LA RINUNCIA DELL’IDENTITA’ DELL’OCCIDENTE E L’ISLAM CHE CI UCCIDE
Combatteteli finché non ci sia più politeismo e la religione sia tutta per Allah. Se poi smettono… ebbene, Allah ben osserva quello che fanno.
RICEVO DALL’AMICO DANILO CAZZARO
La cosiddetta guerra contro il terrorismo forse è già persa. Il resto sono chiacchiere che sfioriranno come al solito.
Il motivo è essenzialmente sociale. Una guerra si vince innanzitutto se c’è, se ci sono cioè delle forze che si contrappongono. Forze che si contrappongono hanno ragione di esistere se c’è qualcosa da difendere. Contro l’ISIS o qualsivoglia gruppo jihadista, non esiste un fronte compatto semplicemente perché non esiste più nulla che abbia deciso di sopravvivere. L’Occidente e l’Europa in particolare hanno gettato la spugna, rinunciando a se stessi e alla loro identità. È avvenuto nemmeno troppo lentamente nell’ultimo mezzo secolo, in un silenzio compreso tra la malizia ideologica e la non curanza diffusa.
Qualcuno dirà che l’identità è un concetto superato, frutto di un mondo obsoleto e che l’unico valore in cui riconoscersi è la mescolanza delle identità stesse. Con queste premesse frutto di cinquant’anni di masochismo, ogni dibattito è inutile.
Le esplosioni e la morte normale nel cuore d’Europa non derivano da armi ma dalla stanchezza di esistere. Sono il suicidio di una società che non riconosce a se stessa un cammino storico, un’evoluzione avvenuta intorno a principi oggettivi e inalienabili. Dall’Editto di Costantino, alla Magna Carta, dalla Rivoluzione Francese alle ideologie del Novecento: per millenni l’Occidente ha proposto formule spesso in contrasto tra loro, ma comunque focalizzate essenzialmente su se stesso e sul suo futuro.

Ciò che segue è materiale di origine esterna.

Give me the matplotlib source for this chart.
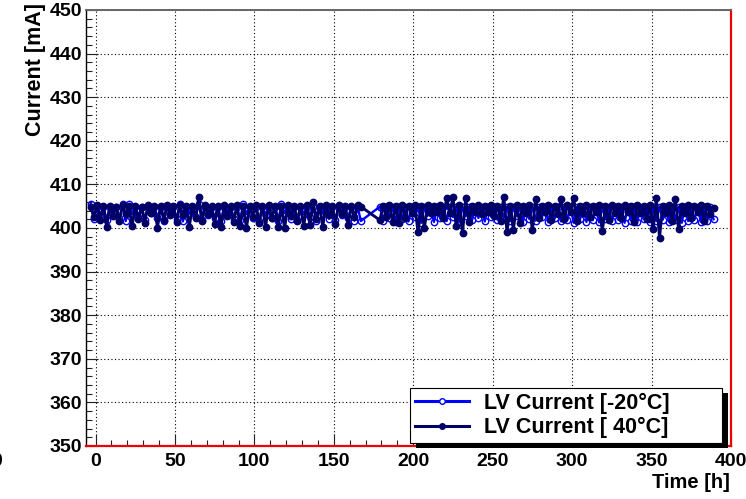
import numpy as np
import matplotlib
matplotlib.use("Agg")
import matplotlib.pyplot as plt
from matplotlib.lines import Line2D
from matplotlib.patches import Rectangle
from matplotlib.ticker import MultipleLocator

plt.rcParams['font.family'] = ['Liberation Sans', 'DejaVu Sans']
plt.rcParams['font.weight'] = 'bold'

# ---------------- data ----------------
time_part1 = np.arange(-3, 168, 2)      # hours, first run
time_part2 = np.arange(179, 390, 2)     # hours, second run

lv_cold_part1 = [  # LV Current [-20°C], mA
    405.5, 402.0, 404.9, 403.0, 404.8, 401.8, 404.9, 403.6, 404.8, 402.2,
    405.5, 401.6, 405.4, 403.2, 404.8, 402.6, 404.9, 401.9, 404.8, 403.4,
    404.9, 402.4, 404.8, 401.7, 404.9, 403.1, 404.9, 402.0, 405.5, 401.5,
    404.9, 403.3, 404.8, 402.5, 405.6, 401.8, 404.9, 403.0, 404.8, 402.3,
    404.9, 401.6, 404.8, 403.5, 404.9, 402.1, 404.8, 401.9, 405.4, 403.2,
    404.9, 402.4, 404.8, 401.5, 404.9, 403.0, 404.8, 402.2, 404.9, 401.7,
    405.4, 403.4, 404.9, 402.0, 404.8, 401.8, 404.9, 403.1, 404.8, 402.6,
    404.9, 401.5, 404.8, 403.3, 404.9, 402.1, 404.8, 401.9, 404.9, 403.0,
    404.8, 402.3, 404.9, 401.7, 404.8, 401.6,
]
lv_cold_part2 = [
    404.9, 401.6, 404.8, 402.4, 404.9, 401.3, 404.8, 402.0, 404.9, 401.5,
    404.8, 402.6, 404.9, 401.2, 404.8, 402.8, 404.9, 401.4, 404.8, 402.2,
    404.9, 401.6, 404.8, 402.5, 404.9, 401.3, 404.8, 402.7, 404.9, 401.8,
    404.8, 402.3, 404.9, 401.5, 404.8, 402.6, 404.9, 401.9, 404.8, 402.4,
    404.9, 401.6, 404.8, 402.8, 404.9, 401.4, 404.8, 402.1, 404.9, 401.7,
    404.8, 402.5, 404.9, 401.3, 404.8, 402.2, 404.9, 401.5, 404.8, 401.9,
    404.9, 401.2, 404.8, 402.0, 404.9, 401.4, 404.8, 401.8, 404.9, 401.3,
    404.8, 402.1, 404.9, 401.5, 404.8, 401.9, 404.9, 401.2, 404.8, 401.7,
    404.9, 401.4, 404.8, 402.0, 404.9, 401.3, 404.8, 401.6, 404.9, 401.9,
    404.8, 401.4, 404.9, 401.8, 404.8, 401.2, 404.9, 401.6, 404.8, 401.9,
    404.9, 401.4, 404.8, 401.7, 404.9, 402.0,
]

lv_warm_part1 = [  # LV Current [ 40°C], mA
    404.8, 402.5, 405.2, 401.8, 405.0, 400.2, 405.1, 402.8, 404.9, 401.5,
    405.2, 403.2, 405.0, 400.4, 405.1, 402.0, 404.9, 401.2, 405.2, 403.4,
    405.0, 400.1, 405.1, 401.9, 405.3, 402.9, 405.0, 401.3, 405.2, 403.0,
    405.1, 400.3, 405.0, 402.2, 407.2, 401.6, 405.2, 403.3, 405.0, 401.0,
    405.1, 400.2, 405.3, 402.7, 405.0, 401.4, 405.2, 400.5, 405.0, 400.0,
    405.1, 402.6, 405.2, 401.2, 405.0, 400.3, 405.3, 402.4, 405.1, 400.2,
    405.0, 399.9, 405.2, 402.8, 405.1, 401.5, 405.0, 400.4, 405.2, 400.6,
    405.9, 402.0, 405.1, 400.3, 405.2, 402.9, 405.0, 401.0, 405.3, 403.1,
    405.1, 400.8, 405.0, 402.6, 405.2, 404.9,
]
lv_warm_part2 = [
    401.8, 405.1, 402.6, 405.3, 401.4, 405.0, 401.2, 405.2, 402.4, 405.1,
    403.5, 405.3, 399.0, 405.0, 400.0, 405.2, 403.4, 405.1, 403.7, 405.2,
    402.2, 406.9, 403.5, 407.0, 400.5, 405.2, 398.9, 406.8, 401.4, 405.1,
    403.6, 405.3, 403.2, 405.0, 403.7, 405.2, 402.8, 405.1, 401.6, 407.2,
    399.0, 405.0, 399.6, 405.3, 401.2, 405.1, 403.4, 405.2, 399.5, 406.7,
    402.4, 405.1, 403.6, 405.3, 401.8, 405.0, 403.3, 406.6, 402.0, 405.2,
    403.7, 406.9, 401.5, 405.1, 403.4, 405.3, 402.6, 405.0, 403.6, 405.2,
    399.3, 405.1, 401.9, 405.3, 403.5, 405.0, 402.2, 405.2, 403.6, 405.1,
    401.3, 405.3, 403.4, 405.0, 402.0, 405.2, 399.8, 406.8, 397.8, 405.1,
    403.5, 405.3, 401.6, 406.6, 399.8, 405.1, 403.4, 405.2, 402.3, 405.0,
    403.6, 405.3, 401.7, 405.1, 403.2, 404.6,
]

series_labels = ["LV Current [-20\u00b0C]", "LV Current [ 40\u00b0C]"]
x_label = "Time [h]"
y_label = "Current [mA]"

# ---------------- figure ----------------
W, H = 746, 499
fig = plt.figure(figsize=(W / 100, H / 100), dpi=100)
ax = fig.add_axes([86 / W, 1 - 446 / H, (731 - 86) / W, (446 - 10) / H])

cold_color = "#0000ff"
warm_color = "#000066"

time_all = np.concatenate([time_part1, time_part2])
cold_all = np.concatenate([lv_cold_part1, lv_cold_part2])
warm_all = np.concatenate([lv_warm_part1, lv_warm_part2])

ax.plot(time_all, cold_all, color=cold_color, lw=1.7, marker='o', ms=4.6,
        mfc='none', mec=cold_color, mew=1.0, zorder=3)
ax.plot(time_all, warm_all, color=warm_color, lw=2.1, marker='o', ms=4.6,
        mfc=warm_color, mec=warm_color, zorder=4)

ax.set_xlim(-6, 400)
ax.set_ylim(350, 450)
ax.xaxis.set_major_locator(MultipleLocator(50))
ax.xaxis.set_minor_locator(MultipleLocator(10))
ax.yaxis.set_major_locator(MultipleLocator(10))
ax.yaxis.set_minor_locator(MultipleLocator(2))
ax.tick_params(which='both', direction='in', top=False, right=False,
               colors='#222222', labelcolor='black', labelsize=14)
ax.tick_params(which='major', length=8.5, width=0.8)
ax.tick_params(which='minor', length=4.3, width=0.8)
ax.tick_params(axis='x', pad=5)
ax.tick_params(axis='y', pad=3)

ax.grid(True, which='major', color='black', linestyle=(0, (1, 2.2)),
        linewidth=0.8, zorder=1)
ax.set_axisbelow(True)

ax.spines['left'].set_color('black')
ax.spines['left'].set_linewidth(1.0)
ax.spines['top'].set_color('#666666')
ax.spines['top'].set_linewidth(1.4)
ax.spines['right'].set_color('#ee0000')
ax.spines['right'].set_linewidth(1.6)
ax.spines['bottom'].set_color('#ee0000')
ax.spines['bottom'].set_linewidth(1.6)

# legend with hard shadow
handles = [
    Line2D([], [], color=cold_color, lw=2.2, marker='o', ms=4, mfc='white',
           mec=cold_color, mew=1.0),
    Line2D([], [], color=warm_color, lw=2.2, marker='o', ms=4, mfc=warm_color,
           mec=warm_color),
]
leg = ax.legend(handles, series_labels, loc='upper left',
                bbox_to_anchor=(410 / W, 1 - 443 / H, (722 - 410) / W, (443 - 388) / H),
                bbox_transform=fig.transFigure, mode='expand', borderaxespad=0,
                fancybox=False, edgecolor='black', framealpha=1, fontsize=15.5,
                handlelength=2.5, handletextpad=0.7, labelspacing=0.15,
                borderpad=0.22)
leg.get_frame().set_linewidth(0.8)
leg.set_zorder(10)
shadow = Rectangle((416 / W, 1 - 448 / H), (728 - 416) / W, (448 - 393) / H,
                   transform=fig.transFigure, facecolor='black', edgecolor='none',
                   zorder=9, clip_on=False)
ax.add_artist(shadow)

fig.text(730 / W, 1 - 482 / H, x_label, ha='right', va='center', fontsize=14.5)
fig.text(35 / W, 1 - 3 / H, y_label, rotation=90, ha='center', va='top',
         fontsize=15.5)
fig.text(-3 / W, 1 - 461 / H, "0", ha='center', va='center', fontsize=14)

fig.savefig("out.png", dpi=100)
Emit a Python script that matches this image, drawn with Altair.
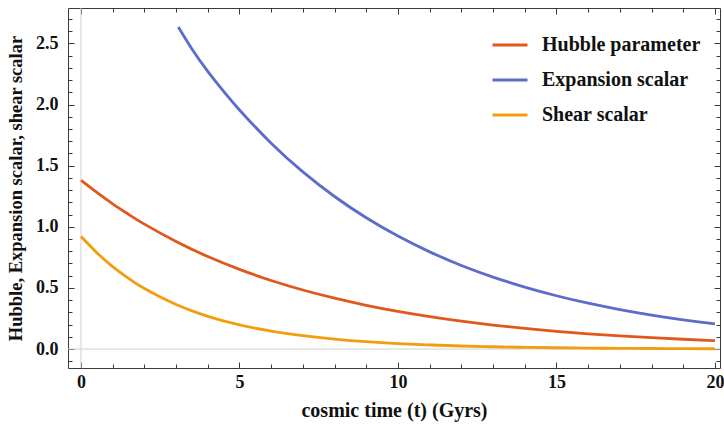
import altair as alt
import pandas as pd

# ---- data ----
t_hubble = [0, 0.5, 1, 1.5, 2, 3, 4, 5, 6, 7, 8, 9, 10, 11, 12, 13, 14, 15, 16, 17, 18, 19, 20]
hubble = [1.380, 1.281, 1.188, 1.102, 1.022, 0.880, 0.757, 0.652, 0.561, 0.483, 0.416, 0.358,
          0.308, 0.265, 0.228, 0.196, 0.169, 0.145, 0.125, 0.108, 0.093, 0.080, 0.069]

t_expansion = [3.07, 3.5, 4, 4.5, 5, 6, 7, 8, 9, 10, 11, 12, 13, 14, 15, 16, 17, 18, 19, 20]
expansion = [2.635, 2.455, 2.271, 2.107, 1.956, 1.684, 1.450, 1.248, 1.074, 0.924, 0.795,
             0.684, 0.589, 0.507, 0.436, 0.375, 0.323, 0.278, 0.239, 0.206]

t_shear = [0, 0.5, 1, 1.5, 2, 3, 4, 5, 6, 7, 8, 9, 10, 11, 12, 13, 14, 15, 16, 17, 18, 19, 20]
shear = [0.920, 0.788, 0.675, 0.578, 0.495, 0.364, 0.268, 0.198, 0.147, 0.109, 0.081, 0.060,
         0.045, 0.034, 0.025, 0.019, 0.014, 0.0105, 0.0079, 0.0059, 0.0044, 0.0033, 0.0025]

series_names = ["Hubble parameter", "Expansion scalar", "Shear scalar"]
series_colors = ["#E1581C", "#5D6BCA", "#F29D0E"]

x_major = [0, 5, 10, 15, 20]
x_minor = list(range(0, 21))
y_major = [0.0, 0.5, 1.0, 1.5, 2.0, 2.5]
y_minor = [round(-0.1 + 0.1 * i, 1) for i in range(29)]
zero = [0]

x_domain = [-0.41, 20.16]
y_domain = [-0.155, 2.79]

rows = []
for name, ts, vs in zip(series_names, [t_hubble, t_expansion, t_shear], [hubble, expansion, shear]):
    for t, v in zip(ts, vs):
        rows.append({"t": t, "v": v, "series": name})
df = pd.DataFrame(rows)
zdf = pd.DataFrame({"z": zero})

FONT = "Liberation Serif"
FRAME = "#3a3a3a"
FS = 18

xs = alt.Scale(domain=x_domain, nice=False, zero=False)
ys = alt.Scale(domain=y_domain, nice=False, zero=False)


def tick_axis(orient, values, size):
    return alt.Axis(orient=orient, values=values, tickSize=size, offset=-size,
                    labels=False, domain=False, grid=False,
                    title=None, tickColor=FRAME, tickWidth=1)


# zero lines
vzero = alt.Chart(zdf).mark_rule(color="#d0d0d0", strokeWidth=1).encode(
    x=alt.X("z:Q", scale=xs, axis=None))
hzero = alt.Chart(zdf).mark_rule(color="#d0d0d0", strokeWidth=1).encode(
    y=alt.Y("z:Q", scale=ys, axis=None))

main = alt.Chart(df).mark_line(strokeWidth=2.8, interpolate="natural").encode(
    x=alt.X("t:Q", scale=xs, axis=alt.Axis(
        values=x_major, format="d", tickSize=0, domain=True, domainColor=FRAME, grid=False,
        labelFont=FONT, labelFontWeight="bold", labelFontSize=FS, labelColor="#111",
        labelPadding=5, title="cosmic time (t) (Gyrs)", titleFont=FONT,
        titleFontWeight="bold", titleFontSize=20, titleColor="#111", titlePadding=9)),
    y=alt.Y("v:Q", scale=ys, axis=alt.Axis(
        values=y_major, format=".1f", tickSize=0, domain=True, domainColor=FRAME, grid=False,
        labelFont=FONT, labelFontWeight="bold", labelFontSize=FS, labelColor="#111",
        labelPadding=10, title="Hubble, Expansion scalar, shear scalar", titleFont=FONT,
        titleFontWeight="bold", titleFontSize=18.5, titleColor="#111", titlePadding=10)),
    color=alt.Color("series:N", scale=alt.Scale(domain=series_names, range=series_colors),
                    legend=alt.Legend(orient="none", legendX=423, legendY=18, title=None,
                                      symbolType="stroke", symbolSize=1225,
                                      symbolStrokeWidth=3, labelFont=FONT,
                                      labelFontWeight="bold", labelFontSize=20,
                                      labelColor="#111", labelOffset=13, rowPadding=6,
                                      padding=0)),
    detail="series:N",
)


def ticks_layer(xaxis, yaxis):
    return alt.Chart(df).mark_point(opacity=0).encode(
        x=alt.X("t:Q", scale=xs, axis=xaxis),
        y=alt.Y("v:Q", scale=ys, axis=yaxis))


t1 = ticks_layer(tick_axis("bottom", x_major, 6), tick_axis("left", y_major, 6))
t2 = ticks_layer(tick_axis("bottom", x_minor, 4), tick_axis("left", y_minor, 4))
t3 = ticks_layer(tick_axis("top", x_major, 6), tick_axis("right", y_major, 6))
t4 = ticks_layer(tick_axis("top", x_minor, 4), tick_axis("right", y_minor, 4))

# frame top/right lines
top_frame = ticks_layer(alt.Axis(orient="top", labels=False, ticks=False, domain=True,
                                 domainColor=FRAME, grid=False, title=None),
                        alt.Axis(orient="right", labels=False, ticks=False, domain=True,
                                 domainColor=FRAME, grid=False, title=None))

chart = alt.layer(vzero, hzero, t1, t2, t3, t4, top_frame, main).resolve_axis(
    x="independent", y="independent"
).properties(
    width=652, height=360,
    padding={"left": 68, "top": 8, "right": 4, "bottom": 57},
    autosize=alt.AutoSizeParams(type="none"),
).configure_view(stroke=None).configure(background="white")

chart.save("out.html", embed_options={"renderer": "svg", "actions": False})
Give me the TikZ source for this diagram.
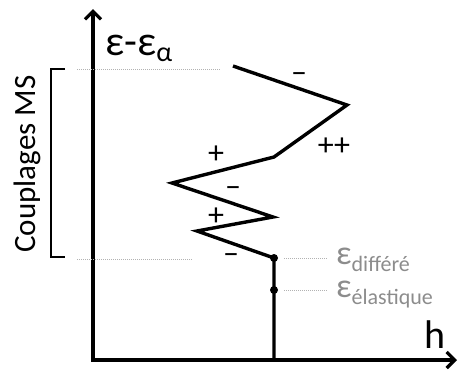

Cosa è rimasto di questo? Cosa siamo stati capaci di costruire negli ultimi decenni pensando alle generazioni che verranno?
Se la cultura occidentale sia morta a Yalta o a Woodstock poco importa. La quinta colonna del nemico che crediamo di combattere (chiamiamolo ISIS per convenienza…) siamo noi stessi, stanchi di sudare per qualcosa, ingrassati all’ombra dei privilegi che abbiamo ereditato dai nostri padri. Non riconoscere nella bozza di Costituzione europea la matrice cristiana è stato l’esempio più lampante di un’abdicazione generale. In un continente costruito fisicamente intorno ai campanili e alle croci il dibattito non sarebbe dovuto nemmeno nascere. Abbiamo reciso il filo col passato, fobici di ogni retaggio e di ogni tradizione.
Siamo una società obesa e virtuale che finge di volere e volersi bene solo per evitare il peso del sacrificio. Non a caso l’ossessione pacifista e terzomondista spesso è più intrisa di odio per le proprie radici che di carità per gli altri. È un cul de sac mentale da cui non si esce.
Combattere per se stessi è un impegno troppo gravoso, soprattutto per chi ha ceduto all’abulia dell’appartenenza e non si riconosce più in niente. Siamo finiti da tempo nel masochismo culturale, esterofoli per sport, critici per emulazione, suicidi per stanchezza. A fronte di culture giovani, affamate, determinate e spietate ci arrovelliamo in parole inutili aspettando la prossima tappa della corsa all’orrore.
Sembra inutile cercare soluzioni. L’Islam radicale è un fenomeno dell’attualità, semplice strumento della Storia. Anche se sconfitto sul campo sarà seguito da altro. Il nostro nemico siamo noi stessi, sempre più simili alla Roma del IV° e V° secolo o, per i veneti, alla Serenissima Repubblica di fine settecento.
Combinati così siamo destinati a sparire con grande scempio di ciò che nel bene e nel male è stato costruito nei secoli.
Il dato tragicomico è che molte serpi in seno della cultura occidentale gioiscono, credendo di essere fuori dal gioco, di essere diversi, di essere altro. Invece pure loro saranno sommersi da una nera onda islamica.